Vercel’s Geist Pixel prioritises utility over nostalgia in new vector font release
A recent analysis of contemporary digital typography highlights the divergence between aesthetic novelty and functional design, with Vercel’s latest release targeting technical stability rather than visual flair.
A recent review published on the Unsung website examines the evolving landscape of digital typography, specifically focusing on four contemporary pixel fonts: Analog Mono, Coral Pixels, Two Slice, and Geist Pixel. The analysis, authored by Andrew Gleeson, draws a sharp distinction between typefaces designed for nostalgic aesthetic appeal and those engineered for practical utility in modern software environments.
The review details several fonts that lean heavily into retro design elements. Gleeson’s own Analog Mono is presented as a corrective measure to the design flaws of the classic VCR OSD Mono font, specifically addressing issues with low baselines and descenders that plagued 1990s hi-fi equipment displays. Similarly, Kumiko Yoshida’s Coral Pixels, available on Google Fonts, incorporates the colourful fringing characteristic of 1990s and 2000s subpixel rendering, transforming a historical display artifact into a deliberate visual feature.
Joseph Fatula’s Two Slice pushes the boundaries of scale, offering a vector font merely two pixels tall that aims for readability despite its extreme limitations. These examples, along with the others reviewed, represent vector fonts that mimic the aesthetic of pixel art while remaining scalable across modern operating systems, serving primarily as decorative or novelty items for developers and designers.
In contrast, Vercel’s Geist Pixel is positioned as a functional system extension rather than a visual gimmick. The review notes that while many pixel fonts fail in production due to improper scaling or metric conflicts with existing typography systems, Geist Pixel was built to solve these specific technical challenges. It is designed to maintain the desired visual texture for teams while preserving the typographic rigour required for professional product development.

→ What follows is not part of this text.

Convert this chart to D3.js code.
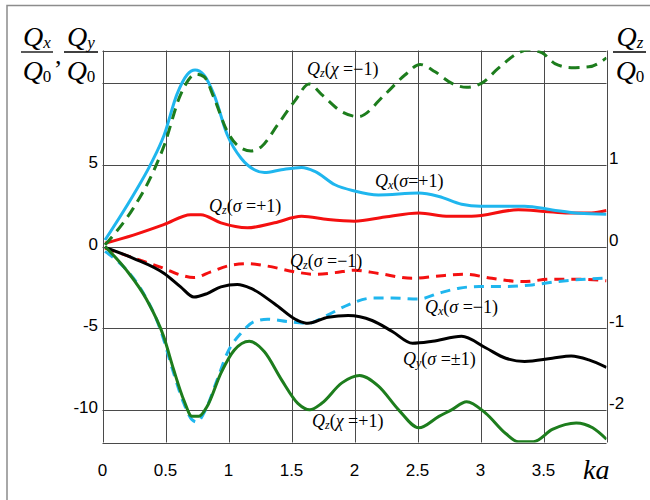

The article emphasises that the value of Geist Pixel lies in the invisible technical work surrounding the letterforms, including kerning, metadata, and vertical metrics. By prioritising these structural elements, Vercel aims to provide a tool that integrates seamlessly into broader typographic systems, addressing the common failure points that plague other pixel-style fonts in real-world production environments.